First Muslim woman elected to Virginia Senate

Ghazala Hashmi

Ghazala Hashmi on Tuesday (Nov. 5) became the first Muslim women elected to the Virginia Senate. Ghazala Hashmi, 55, upset the Republican incumbent Glen Sturtevant to represent a district based in Chesterfield County.

With all 70 precincts reporting, Hashmi won 43,806 votes, while Sturtevant had 36,811 votes. Sturtevant narrowly won in 2015 against his Democratic opponent.

Her victory helped to flip the Senate Tuesday night as Democrats took control of both chambers and consolidated power across state government for the first time in a generation.

A former literature professor and community college administrator, Ghazala Hashmi campaigned on issues that included improving education, taking action on gun control and expanding access to health care.

“Muslims in America are just like any other American,” Ms. Hashmi said in an interview with the New York Times on Wednesday. “I have been a troop leader for Girl Scouts. I have been active in my daughters’ school and volunteer work. All the things that another suburban mom might be doing, I’ve been doing.”

Ghazala Hashmi immigrated to the U.S. as a child and has worked in Virginia higher education for 25 years. She’s currently the founding director of the Center for Excellence in Teaching and Learning at Reynolds Community College. In a statement released after the win, Hashmi thanked voters regardless of party affiliation and promised to work with Democrats on addressing climate change, gun violence, health care and public education.

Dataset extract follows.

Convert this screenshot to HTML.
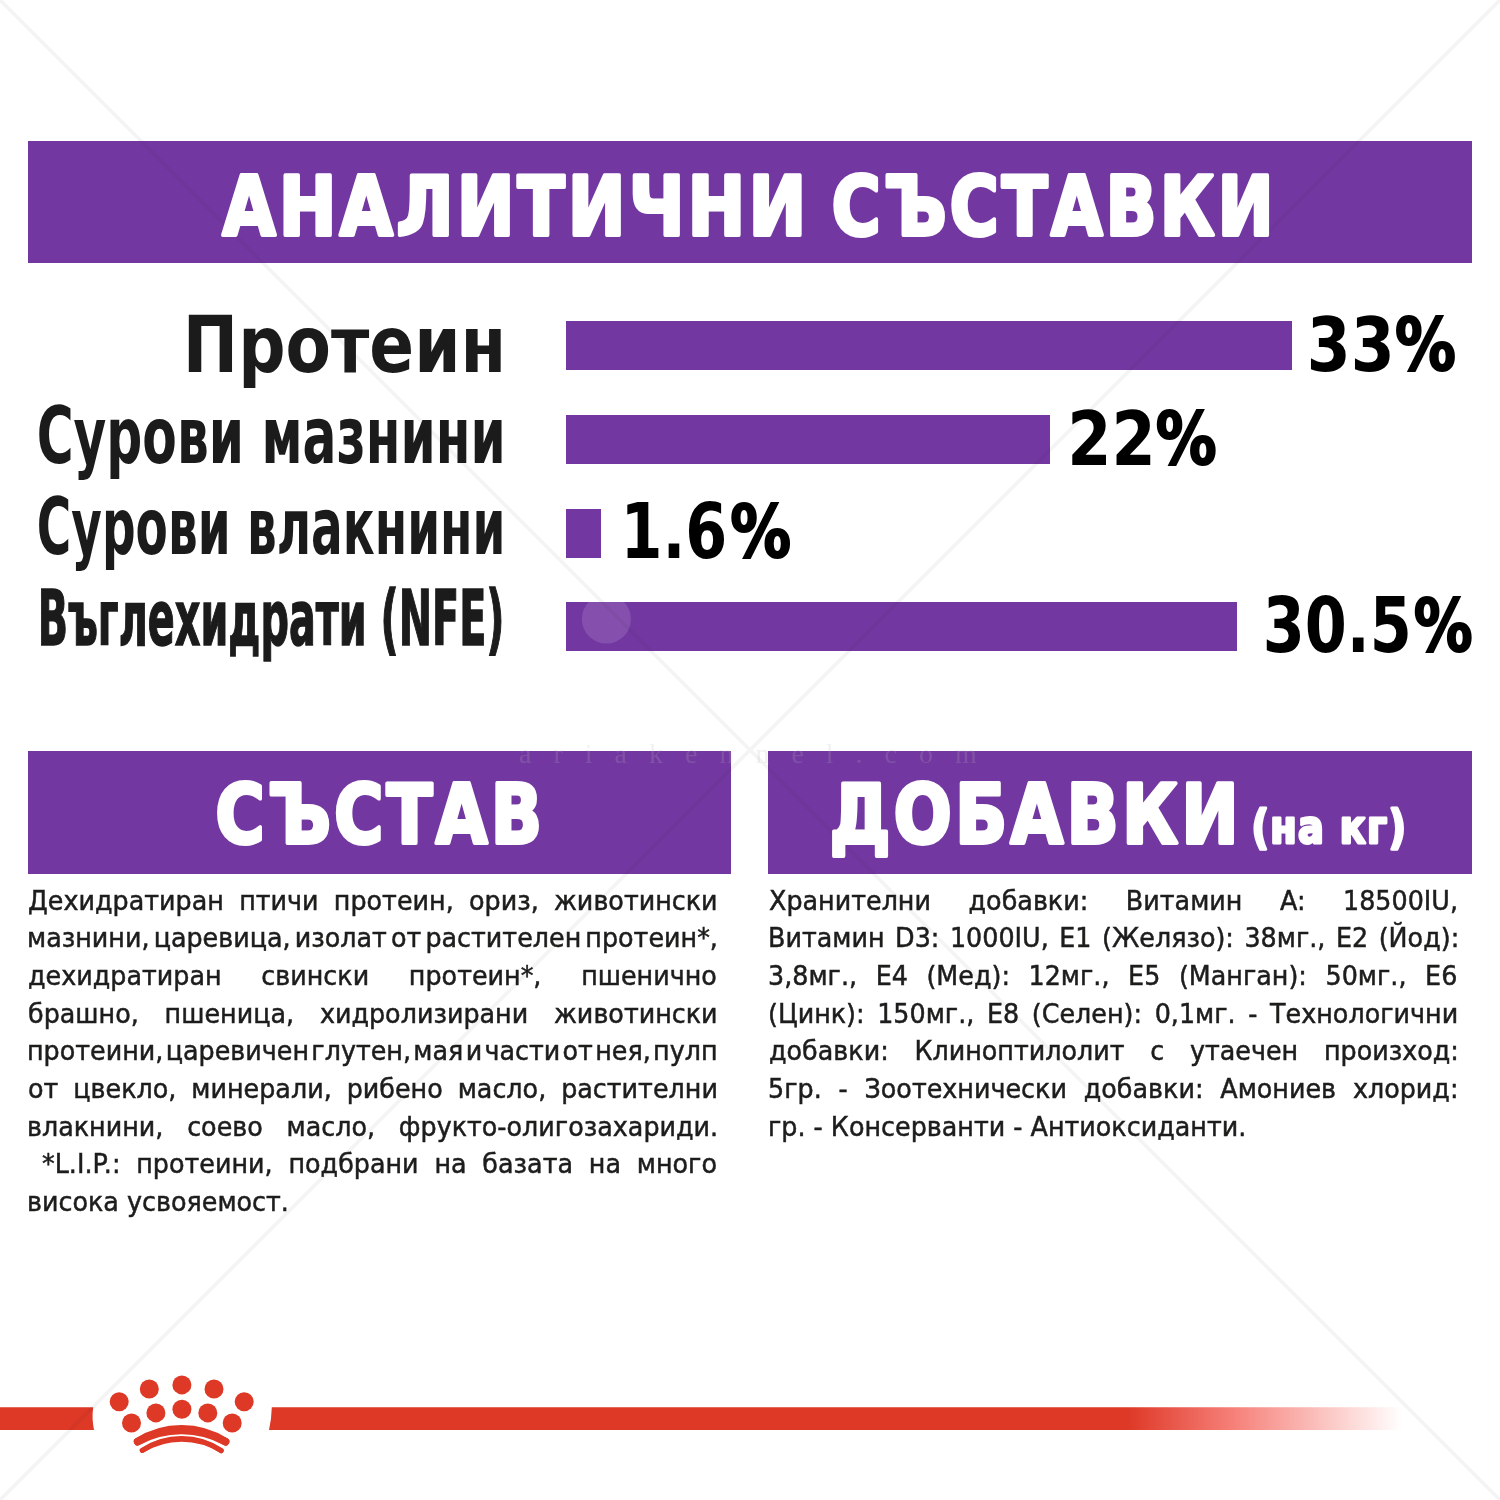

“This victory, is not mine alone,” reads the statement. “It belongs to all of you who believed that we needed to make progressive change here in Virginia, for all of you who felt that you haven’t had a voice and believed in me to be yours in the General Assembly.”

“I decided to run for the State Senate because in 400 years of the General Assembly — the oldest legislative body in America — Virginians have never elected a Muslim woman to office,” Hashmi wrote earlier. “I decided to run for the State Senate because if marginalized communities like mine don’t stand up for ourselves, we can’t expect others to do it for us.”

At least two Muslim men serve in the House. Other Muslim state legislators are men — Ibraheem Samirah and Sam Rasoul serve in the Virginia House of Delegates

According to Huffington Post four Muslim candidates were elected Tuesday: (1) Ghazala Hashmi – State Legislature, VA; (2) Abrar Omeish – Fairfax County School Board, VA; (3) Safiya Khalid – first Somali American elected, Lewiston City Council, Maine; (4) Nadia Mohamed – the first Muslim & Somali. St. Louis Park City Council, MN.

Abrar Omeish

Besides Ghazala Hashmi, Abrar Omeish, 24, is the youngest elected official in the state by winning an at-large seat on the Fairfax County School Board in Virginia.

Omeish will join the 12-member school board in Fairfax County, the state’s most populous jurisdiction. With all 244 precincts reporting, she received 161,097 votes—the second most among at-large candidates. According to unofficial results, the other winners were Karen Keys-Gamarra and Rachna Sizemore Heizer. The school board is tasked with passing a budget each fiscal year and setting school policies.

Omeish said in a statement her campaign strived to “elevate young voices and those of underserved and underrepresented communities.”

A graduate of Fairfax County Public Schools, she has published policy briefs on budgeting, staff pay, mental health and other priorities on her campaign website. She told Patch in a previous interview some of her focuses are universal Pre-K and more resources for students, including for mental health.

Her team helped register 1,500 new voters over the course of the campaign.

“This campaign represents a local movement to set a new standard of public service– to provide accessible and inclusive leadership that elevates and empowers all people to participate,” she said in a statement. “Education is the starting point for all members of our community to access opportunity to meet their potential and we must fight to ensure that every child can succeed here.”

Omeish has been open in the past about the discrimination she’s faced and the challenges she’s had to overcome as a Muslim woman striving for elected office.

Speaking to HuffPost in May in the aftermath of President Donald Trump’s public attacks on Democratic Rep. Ilhan Omar of Minnesota, Omeish said she hadn’t anticipated the baseless “ignorance and animosity” she’d come up against.

“I underestimated how much diversity and being a minority for me has shaped how I think about others. So it surprised me to see how shameless people can be in how they behave or express themselves against me,” she said.

Earlier this year, Omeish made headlines after she was allegedly pepper-sprayed and forced to remove her headscarf during a routine traffic stop.

She told The Washington Post in June that she had committed a traffic violation ― turning right on a red light ― but said the officer used unnecessary force.

“It makes no logical sense to me that, within three minutes, an officer would have to pull mace and that it would escalate and devolve into everything it was that night, over a minor traffic violation,” she said.

A Fairfax County police spokeswoman told the Post that the Omeish “actively resisted arrest.”